Section 1: The Light of the World
Darkness and light in the Bible often serve as metaphors for all that is broken by sin (darkness) and all manner of things which are good and beautiful (light). Advent is a season of looking at the biblical story of the collision between the two.
Surely, we know that this world is neither all light nor all darkness. Daily there are moments of glad delight and great sorrow all over the world. Advent invites us to deal honestly with this reality. Light and darkness are always at hand. And the choice is ours. The prophet Isaiah warns the people of God against making the wrong choice:
Woe to those who call evil good and good evil, who substitute darkness for light and light for darkness. —Isaiah 5:20
It’s as if the prophet would have our senses awakened to the reality of the choice at hand: the bitter, dark way of evil or the sweet, illuminating way of good.
Yet if the choice is truly ours to make, why do we so often choose the way of darkness? This was true of our first parents, Adam and Eve. On the first pages of the Bible, we see humanity made in and for goodness and beauty (Genesis 1:26–31).
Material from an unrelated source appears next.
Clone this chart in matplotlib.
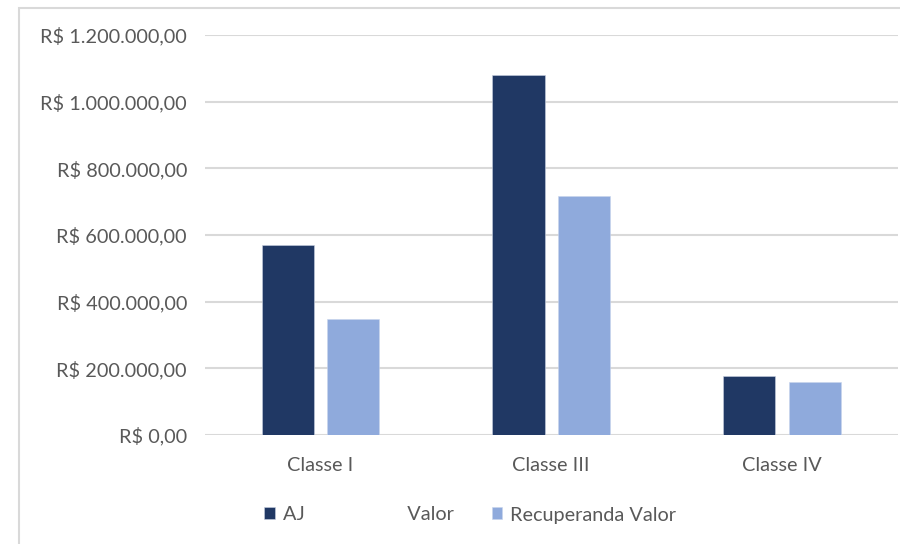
import matplotlib.pyplot as plt
import numpy as np
from matplotlib.patches import Rectangle

categorias = ['Classe I', 'Classe III', 'Classe IV']
aj_valor = [570000, 1079000, 177000]
recuperanda_valor = [347000, 718000, 158000]
rotulo_aj = 'AJ                    Valor'
rotulo_rec = 'Recuperanda Valor'

def fmt_real(v, pos=None):
    s = '{:,.2f}'.format(v)
    s = s.replace(',', 'X').replace('.', ',').replace('X', '.')
    return 'R$ ' + s

plt.rcParams['font.family'] = ['Lato', 'DejaVu Sans']
cinza = '#595959'
fs = 14.3

fig = plt.figure(figsize=(9, 5.44), dpi=100)
ax = fig.add_axes([205/900, 1-435/544, (897.5-205)/900, 400/544])
x = np.arange(len(categorias))
w = 0.226
off = 0.142
ax.bar(x - off, aj_valor, w, color='#203864', edgecolor='#c8d0e0', linewidth=0.4, label=rotulo_aj, zorder=3)
ax.bar(x + off, recuperanda_valor, w, color='#8FAADC', edgecolor='#c8d4ec', linewidth=0.4, label=rotulo_rec, zorder=3)

ax.set_xlim(-0.5, 2.5)
ax.set_ylim(0, 1200000)
ax.set_yticks(np.arange(0, 1200001, 200000))
ax.yaxis.set_major_formatter(plt.FuncFormatter(fmt_real))
ax.set_xticks(x)
ax.set_xticklabels(categorias)
ax.grid(axis='y', color='#d9d9d9', linewidth=1.5, zorder=0)
for s in ax.spines.values():
    s.set_visible(False)
ax.tick_params(axis='y', length=0, pad=13, labelsize=fs, labelcolor=cinza)
ax.tick_params(axis='x', length=0, pad=16, labelsize=fs, labelcolor=cinza)

leg = ax.legend(loc='center', bbox_to_anchor=(0.383, -0.2), ncol=2, frameon=False,
                fontsize=fs, handlelength=0.55, handleheight=0.55, handletextpad=0.4,
                columnspacing=1.9)
for t in leg.get_texts():
    t.set_color(cinza)

# borda do gráfico
fig.patches.append(Rectangle((18.5/900, -0.1), 1.2, 1 - 8/544 + 0.1, transform=fig.transFigure,
                             fill=False, edgecolor='#d9d9d9', linewidth=1.5))

fig.savefig('out.png', dpi=100)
And the choice was theirs—light, for which they were made, or darkness, which would lead to death. And what did they choose? The same thing we so often choose, and the same thing Isaiah warns us against: darkness (Genesis 3:1–15).
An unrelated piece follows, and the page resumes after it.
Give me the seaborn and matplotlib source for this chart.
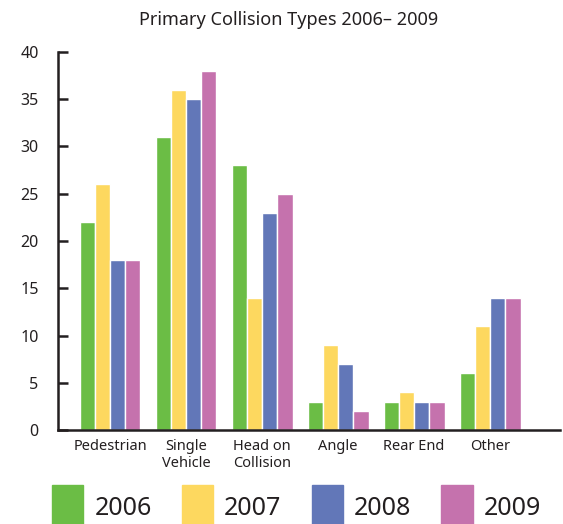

But Advent is about God’s refusal to let the darkness win. The psalmist writes that even when I choose to hide in the darkness, the same God who made me for good will illuminate the darkness in order to rescue me (Psalm 139:11–12). Even when I choose the bitter darkness of evil, God in His love pushes back the darkness with His goodness. No more clearly is this seen than in the person of Jesus. Illuminating the darkness and rescuing those trapped therein is why Jesus came into the world.
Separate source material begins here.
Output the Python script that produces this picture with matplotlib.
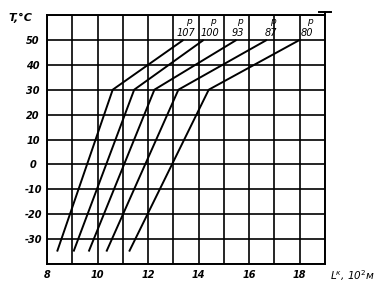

The first advent of Jesus was to save sinners, rescuing us from the domain of darkness. At the second advent of Jesus, He will fully put an end to all that is dark in the world, fully and finally.
In Christ, God has proven that he refuses to let the darkness win. So then, the choice is reframed: It is not simply between darkness and light, evil and good. For we will choose darkness far more than we would like. In the end, the choice must be to surrender to Jesus, the very Light of the World, and learn to trust Him to deliver us again and again from the darkness within and around us with that mercy, overflowing grace, faith, and love that Paul spoke of, which is fully ours in Jesus (1Timothy 1:12–17).